Near-Earth Object 2000 SG344 – Is it an asteroid?

Hundreds of near-earth asteroids such as this one orbit around the sun. Some are bigger than a mile across and a collision with earth would cause global destruction. Others are much smaller such as Near-Earth Object 2000 SG344 discovered September 29, 2000. Its size is estimated at only 150 feet. But what is it? Why is it pacing with our planet in the earth's plane?  And could it hit the earth in 2071? Photograph courtesy NASA 2000.
Hundreds of near-earth asteroids such as this one orbit around the sun. Some are bigger than a mile across and a collision with earth would cause global destruction. Others are much smaller such as Near-Earth Object 2000 SG344 discovered September 29, 2000. Its size is estimated at only 150 feet. But what is it? Why is it pacing with our planet in the earth’s plane? And could it hit the earth in 2071? Photograph courtesy NASA 2000.

November 5, 2000  Pasadena, California – Asteroids headed towards, or near, earth are in the news again. On Friday, NASA’s Near-Earth Object Program Office in Pasadena, California announced that a small object discovered on September 29th had a small chance of colliding with this planet in September 2030. In fact, this was the first asteroid-like object to be given a Number One on the Torino scale which measures space collision threats. The scale was developed in 1998 by Richard Binzel, Professor of Planetary Science at the Massachusetts Institute of Technology, to help categorize near-earth objects. It’s a sliding scale from zero to ten. Zero is no threat. A ten means definite impact that would cause a global catastrophe. A category one means scientists think this new object deserves careful monitoring. Paul Chodas, Principal Engineer for the NEAR Program Office at JPL, said “This is the highest probability of impact that we have ever calculated for an object.”

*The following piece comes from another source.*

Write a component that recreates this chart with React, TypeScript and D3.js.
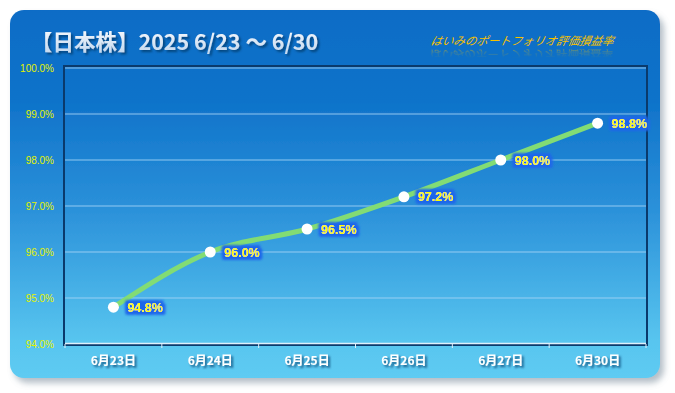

However, by Saturday, November 4, more tracking data and calculations had downgraded the impact threat for the year 2030 to zero, but left open a possible collision in 2071. The reason is that the still-unidentified object is orbiting around the sun right in the earth’s plane. This weekend I talked with Dr. Paul Chodas about what the object could be.


Interview:

Paul Chodas, Ph.D., Principal Engineer, NASA’s Near-Earth Object Program Office, Pasadena, California: “This particular asteroid is in such an orbit that it is almost flying in formation with the earth. The asteroid is moving slightly faster so it will take 31 revolutions to catch up to the earth in 30 years.

ABOUT HOW BIG IS THIS OBJECT?

We believe this object is approximately 50 meters in size. That’s 150 feet. There’s uncertainty on that because we only have a few observations of it.

This meteor Crater in Arizona was created more than 20,000 years ago by an object only 24 meters (80 feet) across. Photograph courtesy NASA.
This meteor Crater in Arizona was created more than 20,000 years ago by an object only 24 meters (80 feet) across. Photograph courtesy NASA.

COULD YOU PLEASE COMMENT ON SOME OF THE SUGGESTIONS THIS WEEK THAT IT MIGHT BE AN APOLLO BOOSTER RELIC?

Yes, the orbit of the asteroid is very similar to that which some of the Apollo 3rd stage booster rockets are in when they go around the sun. Five of these 3rd stage boosters are in orbit around the sun: Apollos 8 through 12 had these boosters and they are in orbits that are much like the earth and probably like the orbit of this asteroid.